Source code of charts:
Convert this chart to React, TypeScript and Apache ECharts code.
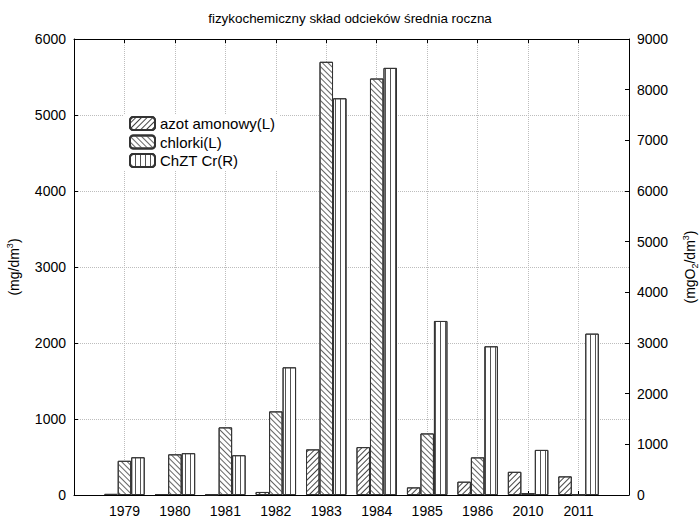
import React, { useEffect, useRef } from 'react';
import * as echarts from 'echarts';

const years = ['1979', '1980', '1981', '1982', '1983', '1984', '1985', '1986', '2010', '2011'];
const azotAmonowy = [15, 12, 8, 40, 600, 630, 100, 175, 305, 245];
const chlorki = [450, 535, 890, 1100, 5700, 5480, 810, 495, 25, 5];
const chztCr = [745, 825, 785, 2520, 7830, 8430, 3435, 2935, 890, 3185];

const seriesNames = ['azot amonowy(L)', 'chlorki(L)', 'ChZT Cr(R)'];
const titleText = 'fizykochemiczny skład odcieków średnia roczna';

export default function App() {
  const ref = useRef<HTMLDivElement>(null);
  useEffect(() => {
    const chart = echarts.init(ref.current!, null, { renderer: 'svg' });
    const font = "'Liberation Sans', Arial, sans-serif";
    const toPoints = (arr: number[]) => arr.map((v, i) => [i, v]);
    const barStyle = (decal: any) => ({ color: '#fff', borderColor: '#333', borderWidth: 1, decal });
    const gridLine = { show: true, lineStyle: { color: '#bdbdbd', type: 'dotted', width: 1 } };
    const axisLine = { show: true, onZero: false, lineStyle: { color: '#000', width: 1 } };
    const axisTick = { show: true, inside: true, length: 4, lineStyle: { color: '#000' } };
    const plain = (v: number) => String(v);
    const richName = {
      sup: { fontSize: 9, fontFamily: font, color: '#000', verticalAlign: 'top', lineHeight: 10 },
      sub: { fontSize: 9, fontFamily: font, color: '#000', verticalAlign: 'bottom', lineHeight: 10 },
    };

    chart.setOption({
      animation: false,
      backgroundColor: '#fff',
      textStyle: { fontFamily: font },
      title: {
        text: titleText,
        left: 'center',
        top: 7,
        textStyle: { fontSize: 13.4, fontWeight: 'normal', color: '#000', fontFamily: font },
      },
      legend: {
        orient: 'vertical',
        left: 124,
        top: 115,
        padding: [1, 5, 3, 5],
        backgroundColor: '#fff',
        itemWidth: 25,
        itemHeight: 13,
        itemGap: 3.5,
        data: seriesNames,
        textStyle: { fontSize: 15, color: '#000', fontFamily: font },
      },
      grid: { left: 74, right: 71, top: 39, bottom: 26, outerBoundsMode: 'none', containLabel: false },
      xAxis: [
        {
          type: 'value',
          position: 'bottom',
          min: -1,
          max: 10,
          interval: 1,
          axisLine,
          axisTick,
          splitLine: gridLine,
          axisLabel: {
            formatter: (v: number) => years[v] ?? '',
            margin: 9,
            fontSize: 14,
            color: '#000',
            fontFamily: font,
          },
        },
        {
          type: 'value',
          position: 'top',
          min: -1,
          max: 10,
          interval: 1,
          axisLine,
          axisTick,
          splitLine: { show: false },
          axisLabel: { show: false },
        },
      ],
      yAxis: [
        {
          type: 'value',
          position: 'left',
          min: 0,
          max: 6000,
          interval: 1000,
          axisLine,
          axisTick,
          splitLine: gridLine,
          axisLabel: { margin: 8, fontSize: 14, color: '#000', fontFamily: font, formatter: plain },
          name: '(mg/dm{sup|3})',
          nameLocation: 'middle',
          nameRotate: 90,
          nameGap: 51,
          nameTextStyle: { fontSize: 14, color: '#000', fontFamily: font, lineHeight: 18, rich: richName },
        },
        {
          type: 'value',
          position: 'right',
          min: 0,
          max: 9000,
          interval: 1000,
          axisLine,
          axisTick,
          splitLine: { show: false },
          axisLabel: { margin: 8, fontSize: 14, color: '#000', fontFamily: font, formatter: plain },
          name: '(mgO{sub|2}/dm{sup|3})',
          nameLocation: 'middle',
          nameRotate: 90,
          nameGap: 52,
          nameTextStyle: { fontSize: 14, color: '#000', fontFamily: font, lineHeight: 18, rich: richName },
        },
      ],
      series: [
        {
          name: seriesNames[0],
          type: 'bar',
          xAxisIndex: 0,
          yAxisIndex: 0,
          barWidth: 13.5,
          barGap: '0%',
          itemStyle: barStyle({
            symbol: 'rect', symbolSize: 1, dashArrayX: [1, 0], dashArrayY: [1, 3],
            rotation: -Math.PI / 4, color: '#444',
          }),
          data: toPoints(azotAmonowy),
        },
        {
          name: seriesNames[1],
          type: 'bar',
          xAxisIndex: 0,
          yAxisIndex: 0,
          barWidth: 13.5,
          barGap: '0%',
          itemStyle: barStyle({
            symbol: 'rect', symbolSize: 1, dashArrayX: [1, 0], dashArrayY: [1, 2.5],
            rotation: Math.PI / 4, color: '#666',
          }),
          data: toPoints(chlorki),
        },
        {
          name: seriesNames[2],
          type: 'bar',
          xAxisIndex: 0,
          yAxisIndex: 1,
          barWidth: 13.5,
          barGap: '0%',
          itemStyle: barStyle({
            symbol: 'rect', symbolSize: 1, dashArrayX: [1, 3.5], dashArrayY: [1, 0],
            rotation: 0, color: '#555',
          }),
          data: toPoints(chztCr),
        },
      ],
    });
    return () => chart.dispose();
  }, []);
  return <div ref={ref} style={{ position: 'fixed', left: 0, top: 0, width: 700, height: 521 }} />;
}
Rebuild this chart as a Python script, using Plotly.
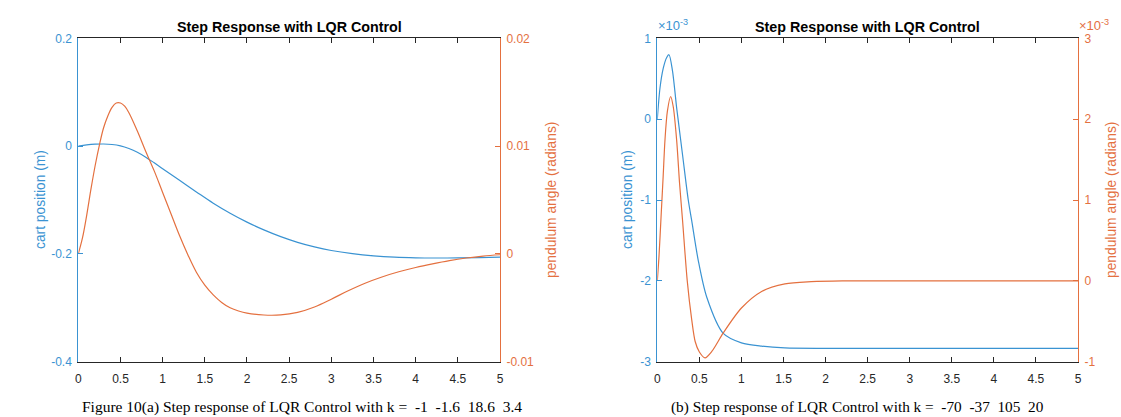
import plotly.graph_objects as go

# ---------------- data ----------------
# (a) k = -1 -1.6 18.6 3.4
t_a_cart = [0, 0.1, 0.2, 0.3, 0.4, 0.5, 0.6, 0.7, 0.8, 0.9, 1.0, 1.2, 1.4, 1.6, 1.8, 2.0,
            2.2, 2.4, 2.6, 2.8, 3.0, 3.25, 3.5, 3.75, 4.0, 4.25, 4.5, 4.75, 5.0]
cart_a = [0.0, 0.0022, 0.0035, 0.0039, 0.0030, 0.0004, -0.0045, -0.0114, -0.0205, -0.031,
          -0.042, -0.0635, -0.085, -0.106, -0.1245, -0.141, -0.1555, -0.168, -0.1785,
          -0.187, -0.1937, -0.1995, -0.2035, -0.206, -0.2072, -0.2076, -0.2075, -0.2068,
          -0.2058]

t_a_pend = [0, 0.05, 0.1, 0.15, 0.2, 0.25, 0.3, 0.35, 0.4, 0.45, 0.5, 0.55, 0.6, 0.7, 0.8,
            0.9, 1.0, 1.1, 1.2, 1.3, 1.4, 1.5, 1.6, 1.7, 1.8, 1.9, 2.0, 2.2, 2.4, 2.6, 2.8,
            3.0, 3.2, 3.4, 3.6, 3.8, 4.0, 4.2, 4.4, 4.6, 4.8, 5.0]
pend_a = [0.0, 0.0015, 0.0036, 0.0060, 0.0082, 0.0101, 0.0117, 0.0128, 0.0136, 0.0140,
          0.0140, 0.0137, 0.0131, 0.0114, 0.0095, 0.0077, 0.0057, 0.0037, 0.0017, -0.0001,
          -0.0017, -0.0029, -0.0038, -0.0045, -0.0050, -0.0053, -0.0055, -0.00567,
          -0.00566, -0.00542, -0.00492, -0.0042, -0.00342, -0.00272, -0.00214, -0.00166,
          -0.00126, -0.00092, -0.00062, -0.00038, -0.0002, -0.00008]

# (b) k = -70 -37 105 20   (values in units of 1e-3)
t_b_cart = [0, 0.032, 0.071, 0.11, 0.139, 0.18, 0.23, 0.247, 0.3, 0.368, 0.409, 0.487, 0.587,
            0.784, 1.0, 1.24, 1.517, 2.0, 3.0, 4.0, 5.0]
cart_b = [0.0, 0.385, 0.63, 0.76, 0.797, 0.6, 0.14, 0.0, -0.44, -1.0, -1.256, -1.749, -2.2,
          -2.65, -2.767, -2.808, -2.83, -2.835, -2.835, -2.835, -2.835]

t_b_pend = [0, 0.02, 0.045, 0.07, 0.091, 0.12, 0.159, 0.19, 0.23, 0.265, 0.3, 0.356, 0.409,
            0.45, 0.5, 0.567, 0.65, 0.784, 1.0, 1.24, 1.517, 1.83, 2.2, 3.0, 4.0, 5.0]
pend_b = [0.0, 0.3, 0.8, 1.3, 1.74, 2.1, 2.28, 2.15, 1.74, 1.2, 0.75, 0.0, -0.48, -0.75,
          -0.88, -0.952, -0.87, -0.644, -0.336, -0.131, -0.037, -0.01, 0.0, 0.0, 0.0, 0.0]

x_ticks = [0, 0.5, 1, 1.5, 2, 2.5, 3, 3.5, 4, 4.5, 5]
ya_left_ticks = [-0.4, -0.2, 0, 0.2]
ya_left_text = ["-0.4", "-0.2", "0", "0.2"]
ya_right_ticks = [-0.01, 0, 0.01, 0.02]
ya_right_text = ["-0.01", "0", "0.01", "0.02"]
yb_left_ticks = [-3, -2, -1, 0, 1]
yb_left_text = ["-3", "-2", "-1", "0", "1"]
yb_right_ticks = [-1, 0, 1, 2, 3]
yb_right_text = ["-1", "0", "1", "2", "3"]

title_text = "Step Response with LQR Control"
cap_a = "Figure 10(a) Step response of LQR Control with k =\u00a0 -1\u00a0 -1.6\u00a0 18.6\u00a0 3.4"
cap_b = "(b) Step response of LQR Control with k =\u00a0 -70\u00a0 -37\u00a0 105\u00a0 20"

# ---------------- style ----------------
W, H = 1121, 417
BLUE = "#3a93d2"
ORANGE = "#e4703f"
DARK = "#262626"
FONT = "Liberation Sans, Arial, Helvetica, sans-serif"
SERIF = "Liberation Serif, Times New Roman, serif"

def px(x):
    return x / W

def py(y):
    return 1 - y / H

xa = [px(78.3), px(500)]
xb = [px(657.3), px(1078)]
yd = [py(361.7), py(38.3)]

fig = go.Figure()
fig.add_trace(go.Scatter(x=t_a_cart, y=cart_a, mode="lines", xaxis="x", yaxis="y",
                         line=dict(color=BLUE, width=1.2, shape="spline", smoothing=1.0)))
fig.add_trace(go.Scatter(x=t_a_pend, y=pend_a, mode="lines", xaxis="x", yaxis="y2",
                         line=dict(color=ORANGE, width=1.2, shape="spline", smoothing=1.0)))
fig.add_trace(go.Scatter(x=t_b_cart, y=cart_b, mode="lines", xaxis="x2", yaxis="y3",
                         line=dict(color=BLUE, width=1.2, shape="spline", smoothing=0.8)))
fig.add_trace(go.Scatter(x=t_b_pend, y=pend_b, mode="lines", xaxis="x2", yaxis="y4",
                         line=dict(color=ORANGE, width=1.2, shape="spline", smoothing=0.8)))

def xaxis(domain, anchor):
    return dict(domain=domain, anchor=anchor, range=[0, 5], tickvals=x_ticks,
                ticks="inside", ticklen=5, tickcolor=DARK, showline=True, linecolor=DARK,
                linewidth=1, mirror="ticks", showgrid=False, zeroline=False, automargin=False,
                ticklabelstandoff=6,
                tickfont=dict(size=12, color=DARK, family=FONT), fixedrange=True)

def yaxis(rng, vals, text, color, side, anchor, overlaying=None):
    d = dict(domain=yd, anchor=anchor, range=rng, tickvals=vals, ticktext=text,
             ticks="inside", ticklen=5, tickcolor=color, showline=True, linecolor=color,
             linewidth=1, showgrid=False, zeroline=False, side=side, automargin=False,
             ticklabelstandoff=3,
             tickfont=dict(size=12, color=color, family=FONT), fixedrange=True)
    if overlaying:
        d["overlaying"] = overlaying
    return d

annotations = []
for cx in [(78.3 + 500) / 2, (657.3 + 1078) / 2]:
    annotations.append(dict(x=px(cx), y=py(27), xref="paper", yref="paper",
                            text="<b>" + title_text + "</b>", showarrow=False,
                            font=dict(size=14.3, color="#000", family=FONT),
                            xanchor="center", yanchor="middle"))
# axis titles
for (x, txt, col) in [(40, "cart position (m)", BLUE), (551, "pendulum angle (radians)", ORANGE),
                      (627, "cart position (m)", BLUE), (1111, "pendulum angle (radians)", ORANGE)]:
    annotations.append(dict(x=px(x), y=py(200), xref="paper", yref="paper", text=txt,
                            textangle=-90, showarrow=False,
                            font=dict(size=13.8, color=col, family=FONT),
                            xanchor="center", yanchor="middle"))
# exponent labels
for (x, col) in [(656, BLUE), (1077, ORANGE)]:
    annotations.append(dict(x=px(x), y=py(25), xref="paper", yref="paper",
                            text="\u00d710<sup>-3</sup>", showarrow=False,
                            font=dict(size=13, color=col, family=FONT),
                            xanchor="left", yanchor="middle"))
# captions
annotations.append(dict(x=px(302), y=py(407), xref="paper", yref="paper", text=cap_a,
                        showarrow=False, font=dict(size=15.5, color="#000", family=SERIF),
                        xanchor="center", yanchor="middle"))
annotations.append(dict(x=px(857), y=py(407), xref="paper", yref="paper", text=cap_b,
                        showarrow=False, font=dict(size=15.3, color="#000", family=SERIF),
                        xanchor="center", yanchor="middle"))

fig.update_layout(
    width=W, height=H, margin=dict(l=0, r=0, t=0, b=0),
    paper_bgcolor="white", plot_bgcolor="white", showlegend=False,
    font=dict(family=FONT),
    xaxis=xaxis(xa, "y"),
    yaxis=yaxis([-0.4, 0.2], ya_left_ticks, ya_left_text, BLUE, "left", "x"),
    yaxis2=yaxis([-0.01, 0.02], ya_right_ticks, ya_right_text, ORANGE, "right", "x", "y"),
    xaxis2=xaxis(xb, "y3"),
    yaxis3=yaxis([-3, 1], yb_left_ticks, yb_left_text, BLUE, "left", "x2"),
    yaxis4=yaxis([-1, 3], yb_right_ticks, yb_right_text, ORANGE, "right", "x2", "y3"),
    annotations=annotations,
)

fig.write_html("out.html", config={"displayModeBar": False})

Goal of the exercise: Quote the records above exactly, from the first line through the line containing "import * as echarts from 'echarts';", and leave out the pictures.

Task response:
Convert this chart to React, TypeScript and Apache ECharts code.
import React, { useEffect, useRef } from 'react';
import * as echarts from 'echarts';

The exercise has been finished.